▸ Exercise aim:
Print the listing as it stands, omitting all images.
========================================================================
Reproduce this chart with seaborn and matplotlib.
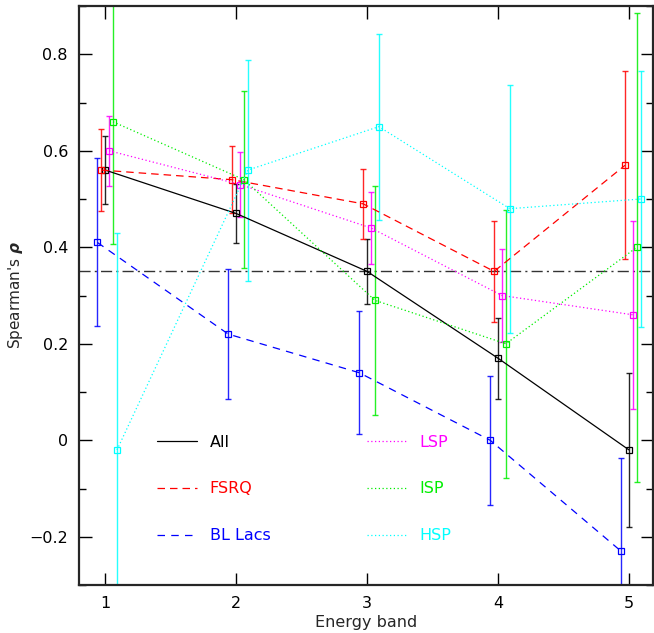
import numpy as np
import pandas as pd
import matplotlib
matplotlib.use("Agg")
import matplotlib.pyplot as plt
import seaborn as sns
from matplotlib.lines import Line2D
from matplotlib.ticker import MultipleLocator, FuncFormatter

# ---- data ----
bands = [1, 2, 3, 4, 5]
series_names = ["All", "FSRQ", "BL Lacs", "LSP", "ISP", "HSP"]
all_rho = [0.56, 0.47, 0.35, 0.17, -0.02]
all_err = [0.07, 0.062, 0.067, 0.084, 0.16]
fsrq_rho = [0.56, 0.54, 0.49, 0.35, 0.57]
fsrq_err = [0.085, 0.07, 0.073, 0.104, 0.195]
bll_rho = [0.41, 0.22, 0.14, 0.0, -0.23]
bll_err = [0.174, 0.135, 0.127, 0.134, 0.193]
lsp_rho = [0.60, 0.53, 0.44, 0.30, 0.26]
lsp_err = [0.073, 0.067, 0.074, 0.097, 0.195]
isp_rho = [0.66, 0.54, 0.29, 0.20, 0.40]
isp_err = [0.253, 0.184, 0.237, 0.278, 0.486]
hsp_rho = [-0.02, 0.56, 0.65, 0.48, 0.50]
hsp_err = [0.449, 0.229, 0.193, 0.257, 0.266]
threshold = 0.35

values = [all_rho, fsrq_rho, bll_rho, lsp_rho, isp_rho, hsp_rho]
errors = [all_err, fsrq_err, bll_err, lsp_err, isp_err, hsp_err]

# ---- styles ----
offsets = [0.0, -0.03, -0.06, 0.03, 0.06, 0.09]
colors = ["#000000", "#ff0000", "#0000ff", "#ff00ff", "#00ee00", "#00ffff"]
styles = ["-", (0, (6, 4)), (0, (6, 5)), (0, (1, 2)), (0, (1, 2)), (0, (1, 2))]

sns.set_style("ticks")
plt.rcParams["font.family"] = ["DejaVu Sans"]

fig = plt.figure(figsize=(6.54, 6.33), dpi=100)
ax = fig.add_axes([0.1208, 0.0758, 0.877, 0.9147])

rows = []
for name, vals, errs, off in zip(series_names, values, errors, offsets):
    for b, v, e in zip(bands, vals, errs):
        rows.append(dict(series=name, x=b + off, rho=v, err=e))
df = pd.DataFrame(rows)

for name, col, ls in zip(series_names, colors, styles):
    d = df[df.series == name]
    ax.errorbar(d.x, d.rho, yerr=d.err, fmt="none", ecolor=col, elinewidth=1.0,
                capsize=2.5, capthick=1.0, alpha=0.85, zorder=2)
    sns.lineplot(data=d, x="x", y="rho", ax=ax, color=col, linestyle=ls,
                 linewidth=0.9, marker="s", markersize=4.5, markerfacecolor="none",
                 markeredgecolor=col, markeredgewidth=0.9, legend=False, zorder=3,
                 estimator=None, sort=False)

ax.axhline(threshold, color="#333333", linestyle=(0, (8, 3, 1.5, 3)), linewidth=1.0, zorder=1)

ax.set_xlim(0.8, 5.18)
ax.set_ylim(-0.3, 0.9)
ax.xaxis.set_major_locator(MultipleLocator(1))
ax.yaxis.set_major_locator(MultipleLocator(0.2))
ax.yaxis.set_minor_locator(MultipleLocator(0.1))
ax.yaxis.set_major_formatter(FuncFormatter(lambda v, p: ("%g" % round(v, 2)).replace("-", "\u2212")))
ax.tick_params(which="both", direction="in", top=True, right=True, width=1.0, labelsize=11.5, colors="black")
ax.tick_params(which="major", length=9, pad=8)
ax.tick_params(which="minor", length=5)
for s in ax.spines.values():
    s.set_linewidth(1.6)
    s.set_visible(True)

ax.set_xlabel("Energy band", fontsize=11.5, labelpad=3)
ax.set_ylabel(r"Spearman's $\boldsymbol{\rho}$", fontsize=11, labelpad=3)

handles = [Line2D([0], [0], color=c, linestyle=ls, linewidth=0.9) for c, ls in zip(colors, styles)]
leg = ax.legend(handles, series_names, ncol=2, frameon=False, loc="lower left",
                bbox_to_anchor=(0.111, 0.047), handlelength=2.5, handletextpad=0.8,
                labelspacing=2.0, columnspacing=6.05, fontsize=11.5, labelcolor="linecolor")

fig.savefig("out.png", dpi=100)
========================================================================
▸ Exercise result:
Reproduce this chart with seaborn and matplotlib.
import numpy as np
import pandas as pd
import matplotlib
matplotlib.use("Agg")
import matplotlib.pyplot as plt
import seaborn as sns
from matplotlib.lines import Line2D
from matplotlib.ticker import MultipleLocator, FuncFormatter

# ---- data ----
bands = [1, 2, 3, 4, 5]
series_names = ["All", "FSRQ", "BL Lacs", "LSP", "ISP", "HSP"]
all_rho = [0.56, 0.47, 0.35, 0.17, -0.02]
all_err = [0.07, 0.062, 0.067, 0.084, 0.16]
fsrq_rho = [0.56, 0.54, 0.49, 0.35, 0.57]
fsrq_err = [0.085, 0.07, 0.073, 0.104, 0.195]
bll_rho = [0.41, 0.22, 0.14, 0.0, -0.23]
bll_err = [0.174, 0.135, 0.127, 0.134, 0.193]
lsp_rho = [0.60, 0.53, 0.44, 0.30, 0.26]
lsp_err = [0.073, 0.067, 0.074, 0.097, 0.195]
isp_rho = [0.66, 0.54, 0.29, 0.20, 0.40]
isp_err = [0.253, 0.184, 0.237, 0.278, 0.486]
hsp_rho = [-0.02, 0.56, 0.65, 0.48, 0.50]
hsp_err = [0.449, 0.229, 0.193, 0.257, 0.266]
threshold = 0.35

values = [all_rho, fsrq_rho, bll_rho, lsp_rho, isp_rho, hsp_rho]
errors = [all_err, fsrq_err, bll_err, lsp_err, isp_err, hsp_err]

# ---- styles ----
offsets = [0.0, -0.03, -0.06, 0.03, 0.06, 0.09]
colors = ["#000000", "#ff0000", "#0000ff", "#ff00ff", "#00ee00", "#00ffff"]
styles = ["-", (0, (6, 4)), (0, (6, 5)), (0, (1, 2)), (0, (1, 2)), (0, (1, 2))]

sns.set_style("ticks")
plt.rcParams["font.family"] = ["DejaVu Sans"]

fig = plt.figure(figsize=(6.54, 6.33), dpi=100)
ax = fig.add_axes([0.1208, 0.0758, 0.877, 0.9147])

rows = []
for name, vals, errs, off in zip(series_names, values, errors, offsets):
    for b, v, e in zip(bands, vals, errs):
        rows.append(dict(series=name, x=b + off, rho=v, err=e))
df = pd.DataFrame(rows)

for name, col, ls in zip(series_names, colors, styles):
    d = df[df.series == name]
    ax.errorbar(d.x, d.rho, yerr=d.err, fmt="none", ecolor=col, elinewidth=1.0,
                capsize=2.5, capthick=1.0, alpha=0.85, zorder=2)
    sns.lineplot(data=d, x="x", y="rho", ax=ax, color=col, linestyle=ls,
                 linewidth=0.9, marker="s", markersize=4.5, markerfacecolor="none",
                 markeredgecolor=col, markeredgewidth=0.9, legend=False, zorder=3,
                 estimator=None, sort=False)

ax.axhline(threshold, color="#333333", linestyle=(0, (8, 3, 1.5, 3)), linewidth=1.0, zorder=1)

ax.set_xlim(0.8, 5.18)
ax.set_ylim(-0.3, 0.9)
ax.xaxis.set_major_locator(MultipleLocator(1))
ax.yaxis.set_major_locator(MultipleLocator(0.2))
ax.yaxis.set_minor_locator(MultipleLocator(0.1))
ax.yaxis.set_major_formatter(FuncFormatter(lambda v, p: ("%g" % round(v, 2)).replace("-", "\u2212")))
ax.tick_params(which="both", direction="in", top=True, right=True, width=1.0, labelsize=11.5, colors="black")
ax.tick_params(which="major", length=9, pad=8)
ax.tick_params(which="minor", length=5)
for s in ax.spines.values():
    s.set_linewidth(1.6)
    s.set_visible(True)

ax.set_xlabel("Energy band", fontsize=11.5, labelpad=3)
ax.set_ylabel(r"Spearman's $\boldsymbol{\rho}$", fontsize=11, labelpad=3)

handles = [Line2D([0], [0], color=c, linestyle=ls, linewidth=0.9) for c, ls in zip(colors, styles)]
leg = ax.legend(handles, series_names, ncol=2, frameon=False, loc="lower left",
                bbox_to_anchor=(0.111, 0.047), handlelength=2.5, handletextpad=0.8,
                labelspacing=2.0, columnspacing=6.05, fontsize=11.5, labelcolor="linecolor")

fig.savefig("out.png", dpi=100)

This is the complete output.